Une zone maritime classée particulièrement sensible

 

Nathalie Fau 

Géographe à l’université Paris-Diderot

États utilisateurs et États riverains ne perçoivent pas de la même façon le détroit de Malacca. Si, pour les premiers, il est un axe stratégique et structurant de l’économie mondiale, pour les seconds, il est une mer intérieure, un espace fragile concentrant sur ses côtes des populations vivant de la mer. Ces divergences d’approche se cristallisent autour de la sécurisation du trafic. Les États utilisateurs, soucieux de la libre circulation dans le détroit, se préoccupent uniquement de la sécurité de leurs navires et de leur chargement (risques de piraterie et de terrorisme). Des préoccupations sécuritaires qui sont pour les États riverains exagérées et potentiellement un risque de remise en cause de leur souveraineté nationale : des puissances militaires extérieures pourraient s’ingérer dans la gestion du détroit en prétextant l’incapacité des États riverains de le faire, comme ce fut le cas en Somalie.

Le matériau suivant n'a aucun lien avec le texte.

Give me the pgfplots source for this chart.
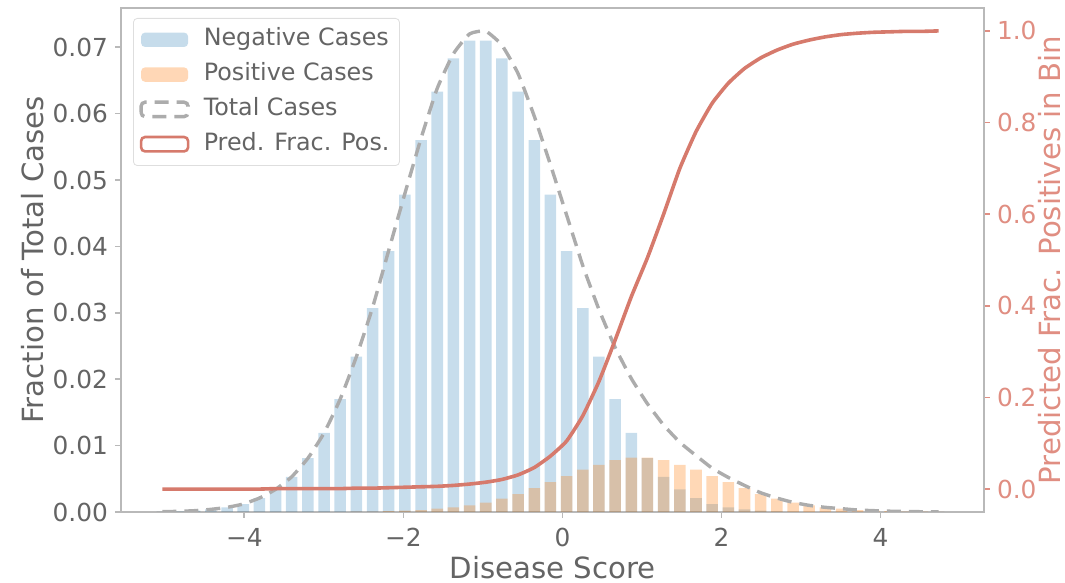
\documentclass[border=0pt]{standalone}
\usepackage{fontspec}
\setmainfont{DejaVu Sans}
\usepackage{pgfplots}
\pgfplotsset{compat=1.18}
\usepackage{pgfplotstable}

\definecolor{negblue}{RGB}{31,119,180}
\definecolor{posorange}{RGB}{255,127,14}
\definecolor{totgray}{RGB}{172,172,172}
\definecolor{predred}{RGB}{214,122,108}
\definecolor{rightlab}{RGB}{224,142,130}
\definecolor{txtgray}{RGB}{100,100,100}
\definecolor{spine}{RGB}{185,185,185}
\definecolor{legborder}{RGB}{222,222,222}

\pgfplotstableread{
x      neg      pos      tot      pred
-5.030 0.00005  0.0      0.00005  0.000
-4.827 0.0001   0.0      0.0001   0.000
-4.623 0.0002   0.0      0.0002   0.000
-4.420 0.0004   0.0      0.0004   0.000
-4.217 0.0007   0.0      0.0007   0.000
-4.013 0.0012   0.0      0.0012   0.000
-3.810 0.0021   0.0      0.0021   0.000
-3.607 0.0034   0.0      0.0034   0.001
-3.404 0.0053   0.0      0.0053   0.001
-3.200 0.0081   0.0      0.0081   0.001
-2.997 0.0119   0.0      0.0119   0.001
-2.794 0.0170   0.00002  0.0170   0.001
-2.590 0.0234   0.00004  0.0234   0.002
-2.387 0.0307   0.00007  0.0308   0.002
-2.184 0.0393   0.00012  0.0394   0.003
-1.980 0.0478   0.0002   0.0480   0.004
-1.777 0.0560   0.0003   0.0563   0.005
-1.574 0.0633   0.0005   0.0638   0.006
-1.371 0.0683   0.0007   0.0690   0.008
-1.167 0.0710   0.0010   0.0720   0.011
-0.964 0.0710   0.0014   0.0724   0.015
-0.761 0.0683   0.0020   0.0703   0.021
-0.557 0.0633   0.0027   0.0660   0.031
-0.354 0.0560   0.0036   0.0596   0.047
-0.151 0.0478   0.0045   0.0523   0.072
0.053  0.0393   0.0054   0.0447   0.105
0.256  0.0307   0.0064   0.0371   0.160
0.459  0.0234   0.0071   0.0305   0.235
0.662  0.0170   0.0078   0.0248   0.325
0.866  0.0119   0.0082   0.0201   0.420
1.069  0.0081   0.0082   0.0163   0.505
1.272  0.0053   0.0078   0.0131   0.600
1.476  0.0034   0.0071   0.0105   0.700
1.679  0.0021   0.0064   0.0085   0.780
1.882  0.0012   0.0054   0.0066   0.842
2.086  0.0007   0.0045   0.0052   0.886
2.289  0.0004   0.0036   0.0040   0.918
2.492  0.0002   0.0027   0.0029   0.941
2.696  0.0001   0.0020   0.0021   0.958
2.899  0.00005  0.0014   0.00145  0.971
3.102  0.0      0.0010   0.0010   0.980
3.305  0.0      0.0007   0.0007   0.987
3.509  0.0      0.0005   0.0005   0.992
3.712  0.0      0.0003   0.0003   0.995
3.915  0.0      0.0002   0.0002   0.997
4.119  0.0      0.00012  0.00012  0.998
4.322  0.0      0.00007  0.00007  0.999
4.525  0.0      0.00004  0.00004  0.999
4.729  0.0      0.00002  0.00002  1.000
}\data

\pgfplotsset{
  rectleg/.style={legend image code/.code={\draw[##1] (0pt,-3.6pt) rectangle (23.5pt,3.6pt);}},
  barleg/.style={legend image code/.code={\path[##1, draw=none] (0pt,-3.6pt) rectangle (23.5pt,3.6pt);}},
}

\begin{document}
\begin{tikzpicture}
\begin{axis}[
  name=ax,
  scale only axis, width=431.5pt, height=252pt,
  xmin=-5.55, xmax=5.3, ymin=0, ymax=0.0759,
  axis line style={draw=spine, line width=0.9pt},
  xtick pos=left, ytick pos=left,
  tick align=outside, major tick length=3pt,
  tick style={spine, line width=0.8pt},
  xtick={-4,-2,0,2,4}, xticklabels={−4,−2,0,2,4},
  ytick={0,0.01,0.02,0.03,0.04,0.05,0.06,0.07},
  yticklabels={0.00,0.01,0.02,0.03,0.04,0.05,0.06,0.07},
  scaled y ticks=false,
  ticklabel style={font=\fontsize{12.4}{14}\selectfont, text=txtgray},
  xticklabel style={yshift=-1.5pt},
  xlabel={Disease Score}, ylabel={Fraction of Total Cases},
  label style={font=\fontsize{14.6}{17}\selectfont, text=txtgray},
  xlabel style={at={(axis description cs:0.5,0)}, anchor=base, yshift=-33pt},
  ylabel style={at={(axis description cs:0,0.5)}, anchor=center, yshift=44pt},
  legend style={at={(0,1)}, anchor=north west, xshift=6pt, yshift=-5pt,
    draw=legborder, rounded corners=2pt, fill=white, fill opacity=0.8, text opacity=1,
    font=\fontsize{11.9}{13}\selectfont, text=txtgray, inner xsep=3pt, inner ysep=3pt,
    row sep=2pt,
    nodes={text height=8.8pt, text depth=2.6pt},
    /tikz/every odd column/.append style={column sep=5pt}},
  legend cell align=left,
]
\addplot[ybar, bar width=0.145, bar shift=0pt, draw=none, fill=negblue, fill opacity=0.25,
  barleg] table[x=x, y=neg]{\data};
\addlegendentry{Negative Cases}
\addplot[ybar, bar width=0.145, bar shift=0pt, draw=none, fill=posorange, fill opacity=0.3,
  barleg] table[x=x, y=pos]{\data};
\addlegendentry{Positive Cases}
\addplot[totgray, line width=1.7pt, dash pattern=on 7pt off 4pt, smooth, tension=0.3,
  rectleg] table[x=x, y=tot]{\data};
\addlegendentry{Total Cases}
\addlegendimage{predred, line width=1.3pt, fill=white, rectleg}
\addlegendentry{Pred. Frac. Pos.}
\end{axis}
\begin{axis}[
  scale only axis, width=431.5pt, height=252pt,
  xmin=-5.55, xmax=5.3, ymin=-0.05, ymax=1.05,
  axis x line=none, axis y line*=right,
  axis line style={draw=spine, line width=0.9pt},
  tick align=outside, major tick length=3pt,
  tick style={rightlab, line width=0.8pt},
  ytick={0,0.2,0.4,0.6,0.8,1.0},
  yticklabels={0.0,0.2,0.4,0.6,0.8,1.0},
  ticklabel style={font=\fontsize{12.4}{14}\selectfont, text=rightlab},
  ylabel={Predicted Frac. Positives in Bin},
  label style={font=\fontsize{14.6}{17}\selectfont, text=rightlab},
  ylabel style={at={(axis description cs:1,0.5)}, anchor=center, yshift=-33pt},
]
\addplot[predred, line width=1.8pt, smooth, tension=0.3] table[x=x, y=pred]{\data};
\end{axis}
\pgfresetboundingbox
\path[use as bounding box] (ax.south west) ++(-60.5pt,-35.5pt) rectangle ++(532.5pt,291.5pt);
\end{tikzpicture}
\end{document}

Ces derniers préfèrent mettre en avant la question de la sûreté de la navigation dans un détroit congestionné, proche de sa capacité de charge limite et où les catastrophes environnementales (marées noires) risquent donc de se multiplier. Les gouvernements malaisien et indonésien réfléchissent à la possibilité de demander au Comité de protection de l’environnement marin de l’Organisation maritime internationale (OMI –agence technique de l’ONU. JPR-) de classer le détroit de Malacca en "zone maritime particulièrement sensible" ; si leur demande est retenue, ils seraient en mesure d’imposer des normes supplémentaires de navigation aux navires en transit. Une autre pomme de discorde a longtemps été le financement des infrastructures de navigation dans le détroit : d’après la convention de Montego Bay de 1982, il est une obligation pour les seuls États riverains ; or, ils ne peuvent en contrepartie imposer les navires en transit car cette mesure irait à l’encontre de la liberté de circulation dans un détroit international. Les États indonésien et malaisien, qui dénonçaient la lourdeur financière des coûts d’entretien et le peu d’implication des utilisateurs du détroit, ont finalement eu gain de cause : en 2007, l’OMI a mis en place un "système de coopération" qui incite les "États utilisateurs" à financer les aménagements décidés par les États riverains.